L'accoppiata Casalino-Arcuri, "anime nere" finite nel mirino

Ruoli e percorsi diversi, ma entrambi centrali. Lo spin doctor e il manager sono intoccabili

L'accoppiata Casalino-Arcuri, "anime nere" finite nel mirino

Sono le anime nere di Conte, i potenti collaboratori al lavoro all'ombra del premier, e a puntargli addosso i riflettori ci ha pensato Matteo Renzi. Che, voltando le spalle al governo, non ha mancato di rimarcare il ruolo tracimante dei due: il portavoce di Giuseppe Conte, Rocco Casalino, e il commissario straordinario per l'emergenza Covid, Domenico Arcuri. Entrambi in questo anno di pandemia hanno guadagnato potere e visibilità. Uno divenuto famoso grazie al Grande Fratello, per poi saltare in politica con l'ascesa del M5s e passare, dal 2018, a fare il portavoce di Giuseppi, l'altro cresciuto a pane e Iri come manager di Stato, fino a ricoprire l'incarico di Ad di Invitalia dal 2007 a oggi - confermato su quella poltrona da 8 diversi governi - ed essere infine scelto da Conte come protagonista dell'emergenza Covid. E non è solo il deus ex machina dell'Italia in pandemia, visto che a fine anno anche lo spinoso caso della crisi dell'ex Ilva di Taranto è stato affidato proprio a Invitalia, cioè a lui.

Le vite parallele di Rocco e Domenico corrono, insomma, su binari separati, fino a quando per entrambi arriva la sovraesposizione mediatica con «l'avvocato degli italiani» Conte che sale a Palazzo Chigi. L'ex concorrente del Gf guadagna potere, nonostante le frequenti gaffes, diventa una pedina inamovibile dell'esecutivo sia nell'edizione gialloverde che in quella giallorossa, vero spin doctor del premier. E il manager pubblico, sconosciuto ai più, acquista un ruolo centrale nei media e soprattutto nell'azione di contrasto del governo alla pandemia: dalla caccia ai ventilatori polmonari alle mascherine, da «Immuni» ai vaccini. Tutto passa o finisce nelle sue mani, con la totale fiducia del governo, fiducia che non viene intaccata nemmeno dalle critiche piovute dall'opposizione e, talvolta, dall'interno della maggioranza.

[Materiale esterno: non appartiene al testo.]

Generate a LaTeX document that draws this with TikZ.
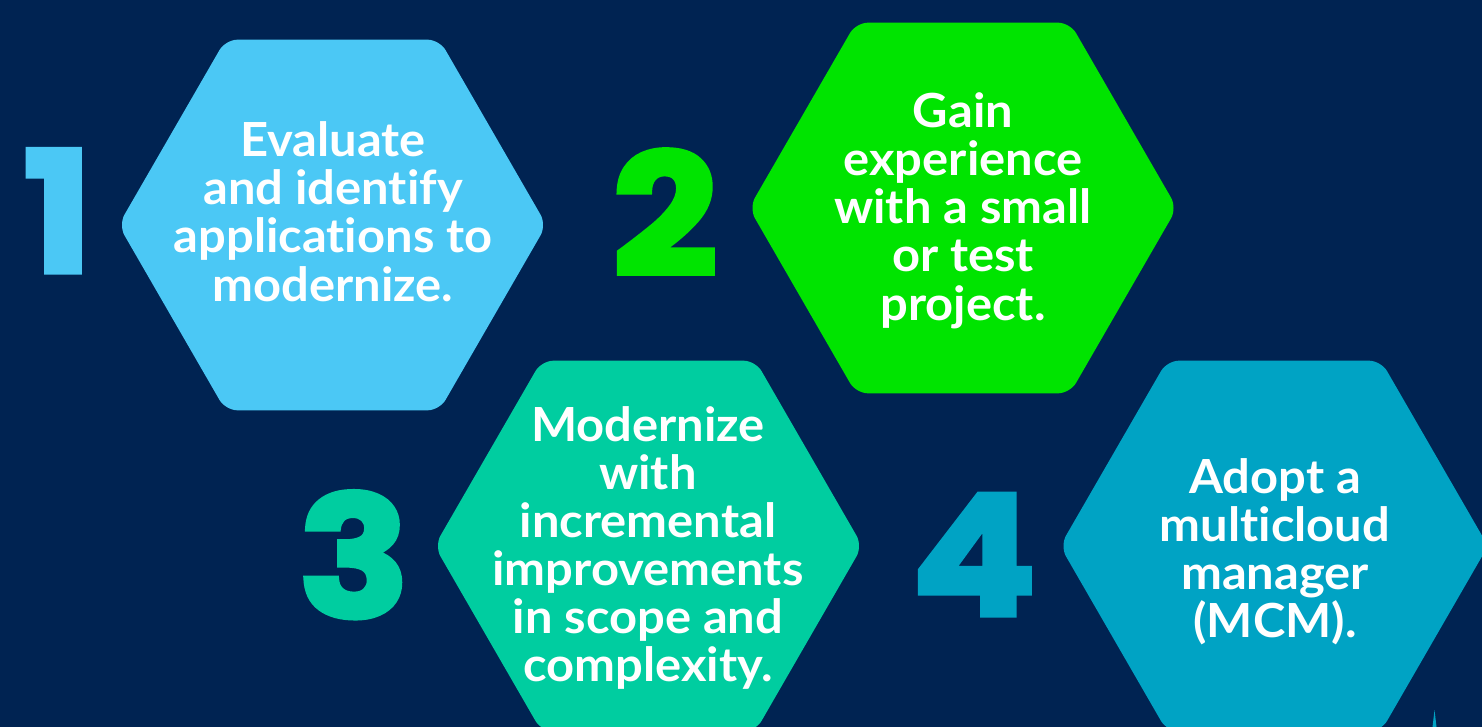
\documentclass[tikz,border=0pt]{standalone}
\usepackage{fontspec}
\setmainfont{Lato}[Ligatures={NoCommon}, FakeStretch=1.04]
\newfontfamily\numfont{Poppins}[UprightFont=* Bold, FakeBold=3, FakeStretch=1.1]
\usetikzlibrary{shapes.geometric}
\definecolor{navy}{RGB}{0,35,82}
\definecolor{hexA}{RGB}{75,200,245}
\definecolor{hexB}{RGB}{0,228,0}
\definecolor{hexC}{RGB}{0,205,160}
\definecolor{hexD}{RGB}{0,163,196}
\tikzset{
  hexbox/.style={regular polygon, regular polygon sides=6, minimum size=428pt,
    inner sep=0pt, rounded corners=12pt, draw=none},
  bignum/.style={anchor=base, inner sep=0pt, font=\numfont\fontsize{168}{168}\selectfont},
  line/.style={anchor=base, inner sep=0pt, text=white, font=\bfseries\fontsize{47}{48}\selectfont}
}
\begin{document}
\begin{tikzpicture}[x=1pt,y=-1pt]
\fill[navy] (0,0) rectangle (1482,727);
\useasboundingbox (0,0) rectangle (1482,727);
% hexagons
\node[hexbox, fill=hexA] (h1) at (332.5,225) {};
\node[hexbox, fill=hexB] (h2) at (963,208) {};
\node[hexbox, fill=hexC] (h3) at (648.5,546) {};
\node[hexbox, fill=hexD] (h4) at (1274,546) {};
\fill[hexD] (1432.5,727) -- (1434.5,710) -- (1436.5,727) -- cycle;
% numbers
\node[bignum, text=hexA] (n1) at (58,272) {1};
\node[bignum, text=hexB] (n2) at (665,275) {2};
\node[bignum, text=hexC] (n3) at (354,617) {3};
\node[bignum, text=hexD] (n4) at (974,615) {4};
% texts
\foreach \t [count=\i] in {Evaluate, and identify, applications to, modernize.}
  \node[line] (a\i) at (333,157+48*\i-48) {\t};
\foreach \t [count=\i] in {Gain, experience, with a small, or test, project.}
  \node[line] (b\i) at (963,128+48*\i-48) {\t};
\foreach \t [count=\i] in {Modernize, with, incremental, improvements, in scope and, complexity.}
  \node[line] (c\i) at (648,441+48*\i-48) {\t};
\foreach \t [count=\i] in {Adopt a, multicloud, manager, (MCM).}
  \node[line] (d\i) at (1275,493+48*\i-48) {\t};
\end{tikzpicture}
\end{document}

Già, perché le due «anime nere» di Giuseppi, come detto, finiscono nella traiettoria della crisi accesa dal leader di Iv, Matteo Renzi, insoddisfatto del ruolo del suo partito nel governo e da sempre non morbidissimo nelle posizioni su Casalino e Arcuri. Contro il primo, per la verità, c'è sempre stata poca simpatia, anche perché Casalino gioca, e bene, con gli stessi media e lo stesso lessico cari a Renzi. Così le stoccate verso il portavoce di Conte dal leader di Iv non sono mai mancate, come quando, a dicembre, commentando le intenzioni dell'esecutivo sulla gestione del Recovery fund, Renzi sibila: «Il futuro dell'Italia dei prossimi vent'anni non lo scrivono Conte e Casalino nottetempo in uno stanzino di Palazzo Chigi». E proprio la testa di Casalino sarebbe stata tra le richieste di Renzi per fermare le dimissioni delle sue ministre, ma anche lì Conte avrebbe preferito difendere il suo Rocco.

Pure su Arcuri, in particolare sulla concentrazione di troppe responsabilità in capo al commissario, Renzi ha spesso avuto da ridire. «Ma chi è, Superman?», ha ironizzato a inizio anno in un'intervista al Corriere.

Insomma, i superpoteri del supercommissario, che hanno di fatto depotenziato pure la componente renziana del governo, sono l'altra variabile che avrebbe fatto saltare il tappo della crisi. Dalla quale però le due anime nere di Conte, rafforzatesi nella pandemia, non sembrano uscire affatto ridimensionate.